I do not say she had the ideal qualities to be a great sovereign. But it is unfair or ignorant not to love, at least a little, Alexandra Feodorovna.
She was the victim of prejudices, rumors.
She suffers = she is cold
She laughs = she is condescending
She says nothing = she is proud
She does not speak Russian = she is not Russian
She speaks Russian by making mistakes = people make fun
She speaks English = she has a "Teutonic" accent
She wears jewelry = she steals Russian wealth (she came from a very poor Grand Duchy)
She does not wear jewelery = she is not a real Russian empress
She defends the autocracy = it is an ultra-monarchist
She defends the Jews = she is too liberal
She refuses to abjure the Protestant faith = she is unloved in Russia
She is baptized in orthodoxy = she is hated in Hesse
She does not care for the wounded = she is indifferent
It deals with the wounded = it does not respect the dignity of its rank
She leaves too much freedom to her daughters = she prepares them badly for the life of court (and to be wives and mothers of big families)
She does not give them enough freedom = she is a possessive mother who suffocates her daughters
These are just some of the aberrations I read in my many readings. Until today I have read about 150 books of testimonies and memories written by contemporaries of the Empress (in French, Russian, English, Serbian, German) and about 5,000 press articles ( especially in French and English) written between 1890 and 1920. I read very few contemporary sources to avoid distortions.
I do not think I am a genius, but have read enough to say that the Empress was a woman who suffered much slander by ignorance or gratuitous wickedness.

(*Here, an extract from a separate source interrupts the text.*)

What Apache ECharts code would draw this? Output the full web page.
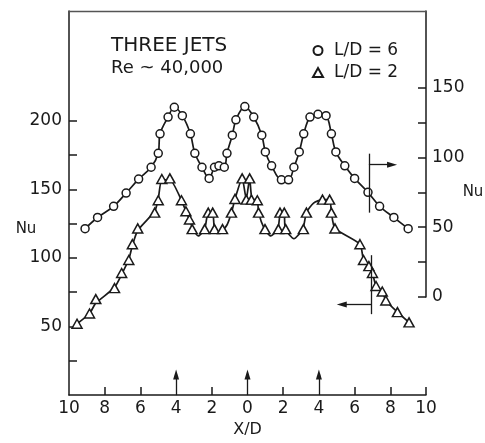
<!DOCTYPE html>
<html>
<head>
<meta charset="utf-8">
<script src="https://cdn.jsdelivr.net/npm/echarts@6/dist/echarts.min.js"></script>
<style>
html,body{margin:0;padding:0;background:#fff;}
#chart{width:485px;height:443px;}
</style>
</head>
<body>
<div id="chart"></div>
<script>
// L/D = 6 (circles, read on the right Nu axis)
const circleX  = [-9.1, -8.4, -7.5, -6.8, -6.1, -5.4, -5.0, -4.9, -4.45, -4.1, -3.65, -3.2, -2.95, -2.55, -2.15, -1.85, -1.6, -1.3, -1.15, -0.85, -0.65, -0.15, 0.35, 0.8, 1.0, 1.35, 1.9, 2.3, 2.6, 2.9, 3.15, 3.5, 3.95, 4.4, 4.7, 4.95, 5.45, 6.0, 6.75, 7.4, 8.2, 9.0];
const circleNu = [49, 57, 65, 74.5, 84.5, 93, 103, 117, 129, 136, 130, 117, 103, 93, 85, 93, 94, 93, 103, 116, 127, 136.5, 129, 116, 104, 94, 84, 84, 93, 104, 117, 129, 131, 130, 117, 104, 94, 85, 75, 65, 57, 49];

// L/D = 2 (triangles, read on the left Nu axis)
const triX  = [-9.55, -8.85, -8.5, -7.45, -7.05, -6.65, -6.45, -6.15, -5.2, -5.0, -4.8, -4.35, -3.7, -3.45, -3.25, -3.1, -2.4, -2.2, -1.95, -1.85, -1.4, -0.9, -0.7, -0.3, -0.07, 0.12, 0.22, 0.55, 0.62, 0.98, 1.73, 1.82, 2.06, 2.14, 3.13, 3.3, 4.2, 4.6, 4.7, 4.9, 6.3, 6.5, 6.8, 7.0, 7.2, 7.55, 7.75, 8.4, 9.05];
const triNu = [52, 59.5, 70, 78, 89, 98.5, 110, 121.5, 133, 142, 157.5, 158, 142, 134, 128, 121, 121, 133, 133, 121, 121, 133, 143, 158, 142.5, 158, 142.5, 142, 133, 121, 121, 133, 133, 121, 121, 133, 142.5, 142.5, 133, 121.5, 110, 98.5, 94, 89, 79.5, 75.5, 69, 60.5, 53];

// hand-fitted curve through the L/D = 2 data
const triFitX  = [-9.55, -8.85, -8.5, -7.45, -7.05, -6.65, -6.45, -6.15, -5.2, -5.0, -4.8, -4.35, -3.7, -3.45, -3.25, -3.05, -2.75, -2.4, -2.2, -1.95, -1.85, -1.6, -1.4, -1.15, -0.9, -0.7, -0.3, -0.07, 0.12, 0.25, 0.55, 0.62, 0.95, 1.3, 1.7, 1.85, 2.05, 2.12, 2.6, 3.1, 3.3, 3.7, 4.2, 4.6, 4.7, 4.9, 6.3, 6.5, 6.8, 7.0, 7.2, 7.55, 7.75, 8.4, 9.05];
const triFitNu = [52, 59.5, 67, 78.5, 88, 99, 109, 120, 134, 143, 157, 157, 142, 134, 128, 121, 116, 121, 133, 133, 121, 118, 120, 124, 133, 143, 158, 143, 158, 143, 142, 133, 121, 116, 121, 133, 133, 121, 114, 121, 133, 140, 142.5, 142.5, 133, 121.5, 110, 98.5, 94, 89, 79.5, 75.5, 69, 60.5, 53];

// axis ticks / labels
const xTickValues   = [-8, -6, -2, 2, 6, 8, 10];
const leftTicks     = [25, 50, 75, 100, 125, 150, 175, 200];
const leftLabels    = [50, 100, 150, 200];
const rightTicks    = [0, 25, 50, 75, 100, 125, 150];
const rightLabels   = [0, 50, 100, 150];
const rightAxisMax  = 205;

// jet positions (arrows on the X/D axis) and axis pointer marks
const jetX = [-4, 0, 4];
const jetArrowTop = 15;
const rightPointer = { x: 6.8, y0: 133, y1: 176, yArrow: 168, xTip: 8.1 };
const leftPointer  = { x: 6.95, y0: 59, y1: 102, yArrow: 66, xTip: 5.28 };

const FONT = 'DejaVu Sans';
const INK = '#1a1a1a';
const zip = (a, b) => a.map((v, i) => [v, b[i]]);

const markData = [];
jetX.forEach(x => markData.push([{ coord: [x, 0], symbol: 'none' }, { coord: [x, jetArrowTop], symbol: 'triangle' }]));
markData.push([{ coord: [rightPointer.x, rightPointer.y0], symbol: 'none' }, { coord: [rightPointer.x, rightPointer.y1], symbol: 'none' }]);
markData.push([{ coord: [rightPointer.x, rightPointer.yArrow], symbol: 'none' }, { coord: [rightPointer.xTip, rightPointer.yArrow], symbol: 'triangle' }]);
markData.push([{ coord: [leftPointer.x, leftPointer.y0], symbol: 'none' }, { coord: [leftPointer.x, leftPointer.y1], symbol: 'none' }]);
markData.push([{ coord: [leftPointer.x, leftPointer.yArrow], symbol: 'none' }, { coord: [leftPointer.xTip, leftPointer.yArrow], symbol: 'triangle' }]);

const labelStyle = { fontFamily: FONT, fontSize: 17, color: INK };

const chart = echarts.init(document.getElementById('chart'));
chart.setOption({
  animation: false,
  backgroundColor: '#fff',
  title: {
    text: 'THREE JETS',
    subtext: 'Re ~ 40,000',
    left: 111, top: 36, padding: 0, itemGap: 3,
    textStyle: { fontFamily: FONT, fontSize: 20, fontWeight: 'normal', color: INK },
    subtextStyle: { fontFamily: FONT, fontSize: 18, color: INK }
  },
  legend: {
    orient: 'vertical', left: 307, top: 37, itemGap: 5,
    itemWidth: 10, itemHeight: 9,
    textStyle: { fontFamily: FONT, fontSize: 17, color: INK, padding: [0, 0, 0, 6] },
    data: [{ name: 'L/D = 6', icon: 'circle' }, { name: 'L/D = 2', icon: 'triangle' }]
  },
  graphic: [
    { type: 'text', x: 26, y: 229, style: { text: 'Nu', fontFamily: FONT, fontSize: 15, fill: INK, align: 'center', verticalAlign: 'middle' } },
    { type: 'text', x: 473, y: 192, style: { text: 'Nu', fontFamily: FONT, fontSize: 15, fill: INK, align: 'center', verticalAlign: 'middle' } }
  ],
  grid: [
    { left: 69, right: 59, top: 11, bottom: 41 },
    { left: 69, right: 59, top: 11, bottom: 146 }
  ],
  xAxis: [
    {
      gridIndex: 0, type: 'value', min: -10, max: 10, interval: 2,
      axisLine: { show: true, onZero: false, lineStyle: { color: INK, width: 1.5 } },
      axisTick: { show: true, inside: true, length: 8, customValues: xTickValues, lineStyle: { color: INK, width: 1.5 } },
      axisLabel: Object.assign({ margin: 5, formatter: v => String(Math.abs(v)) }, labelStyle),
      splitLine: { show: false },
      name: 'X/D', nameLocation: 'middle', nameGap: 26,
      nameTextStyle: { fontFamily: FONT, fontSize: 16, color: INK }
    },
    {
      gridIndex: 1, type: 'value', min: -10, max: 10, position: 'top',
      axisLine: { show: false }, axisLabel: { show: false },
      axisTick: { show: false }, splitLine: { show: false }
    }
  ],
  yAxis: [
    {
      gridIndex: 0, type: 'value', min: 0, max: 280, position: 'left',
      axisLine: { show: true, onZero: false, lineStyle: { color: INK, width: 1.5 } },
      axisTick: { show: true, inside: true, length: 8, customValues: leftTicks, lineStyle: { color: INK, width: 1.5 } },
      axisLabel: Object.assign({ margin: 7, customValues: leftLabels }, labelStyle),
      splitLine: { show: false }
    },
    {
      gridIndex: 1, type: 'value', min: 0, max: rightAxisMax, position: 'right',
      axisLine: { show: true, onZero: false, lineStyle: { color: INK, width: 1.5 } },
      axisTick: { show: true, inside: true, length: 8, customValues: rightTicks, lineStyle: { color: INK, width: 1.5 } },
      axisLabel: Object.assign({ margin: 6, customValues: rightLabels }, labelStyle),
      splitLine: { show: false }
    }
  ],
  series: [
    {
      name: 'L/D = 6', type: 'line', xAxisIndex: 1, yAxisIndex: 1,
      data: zip(circleX, circleNu),
      smooth: 0.35, symbol: 'circle', symbolSize: 8, showSymbol: true, showAllSymbol: true,
      itemStyle: { color: '#fff', borderColor: INK, borderWidth: 1.5 },
      lineStyle: { color: INK, width: 1.7 },
      z: 3, silent: true,
      markLine: {
        silent: true, animation: false, symbol: 'none',
        label: { show: false },
        lineStyle: { color: '#555', width: 1.3, type: 'solid' },
        emphasis: { disabled: true },
        data: [{ yAxis: rightAxisMax }]
      }
    },
    {
      name: 'L/D = 2 fit', type: 'line', xAxisIndex: 0, yAxisIndex: 0,
      data: zip(triFitX, triFitNu),
      smooth: 0.2, symbol: 'none',
      lineStyle: { color: INK, width: 1.7 },
      z: 2, silent: true
    },
    {
      name: 'L/D = 2', type: 'scatter', xAxisIndex: 0, yAxisIndex: 0,
      data: zip(triX, triNu),
      symbol: 'triangle', symbolSize: [10, 9],
      itemStyle: { color: '#fff', borderColor: INK, borderWidth: 1.5, opacity: 1 },
      z: 4, silent: true,
      markLine: {
        silent: true, animation: false,
        symbol: ['none', 'triangle'], symbolSize: [6, 10],
        label: { show: false },
        lineStyle: { color: INK, width: 1.3, type: 'solid' },
        emphasis: { disabled: true },
        data: markData
      }
    }
  ]
});
</script>
</body>
</html>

I am not perfectly objective (I can not be so with the imperial family of Russia), but I have a PhD in history and the habit of not inventing or distorting the facts. If one must evoke the memory of a woman who can not defend herself, one must at least make the effort to read her writings and the testimonies of her contemporaries, especially the most "neutral".
Sorry if I made mistakes, I wrote a lot, things a little complicated, and I have the impression that some sentences are not very correct.